Quibi hopes 'quick bite' TV for smartphones wins viewers
New streaming service Quibi on Wednesday provided a glimpse into its bid to win over smartphone users, vowing to shake up the industry with original programs lasting less than 10 minutes.
Quibi founder Jeffrey Katzenberg said it was designed for young lifestyles, offering episodes to be viewed while in a queue or on a break at work.
"We aim to give you big stories in quick bites," Katzenberg said at the Consumer Electronics Show in Las Vegas.
He billed Quibi -- which launches in April -- as a television transformation, taking advantage of smartphone features such as location, time of day, and pivoting from landscape to portrait screens.
Katzenberg said all Quibi content -- from comedies to documentaries, sports and news -- was original and being produced "by the biggest names in Hollywood."
Created by Katzenberg, a longtime Disney executive and co-founder of DreamWorks SKG, the app drew inspiration from Dan Brown's "The Da Vinci Code," which has more than 100 chapters averaging just five pages each.
The idea behind the service that has the entertainment world abuzz is to attract younger viewers who are always on the move.

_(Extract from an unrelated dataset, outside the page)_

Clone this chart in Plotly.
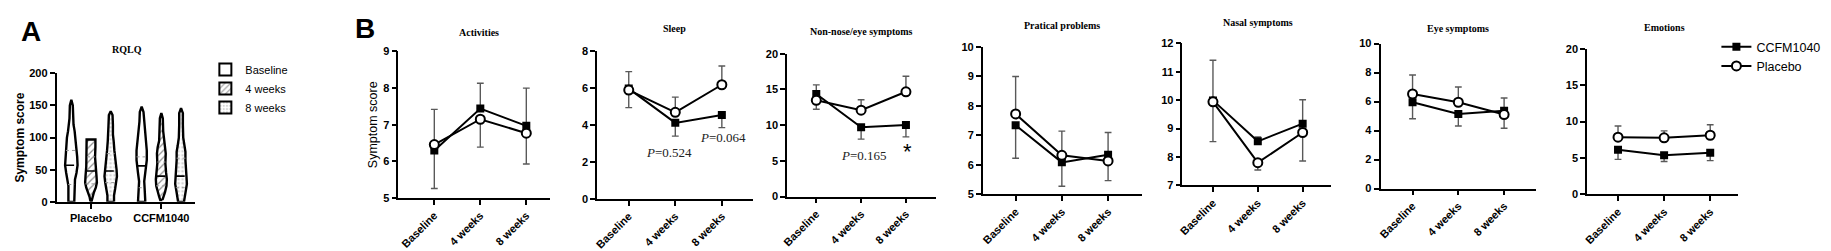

Katzenberg said the platform will treat video storytelling like books, with longer stories broken into short chapters.
"We are not shrinking TV onto phones," said Quibi chief executive Meg Whitman, a former chief of Hewlett Packard Enterprise.
"We are creating the world's first platform for mobile video in quick bites."
Major studios have pledged $1 billion in funding for the service, which has already attracted Hollywood names such as Steven Spielberg, Guillermo Del Toro and Jennifer Lopez.
Quibi joins Disney+, HBO Max (AT&T), Peacock (Comcast) and Apple TV+ among the players in a streaming war as Americans increasingly become "cord-cutters" -- giving up expensive, often inflexible cable packages for a more a la carte online experience.
Rivals also include titans Netflix and Amazon Prime, which spend billions of dollars annually on original shows.
Google-owned YouTube also battles for the attention of video-seeking smartphone users.
Quibi boasts Google as a partner, saying it relies on the internet giant's cloud computing power, and Google's Pixel phones are being tuned to stream its shows.
Quibi launches on April 6 and will charge $5 monthly for subscriptions that will include ads and $8 monthly for an ad-free version.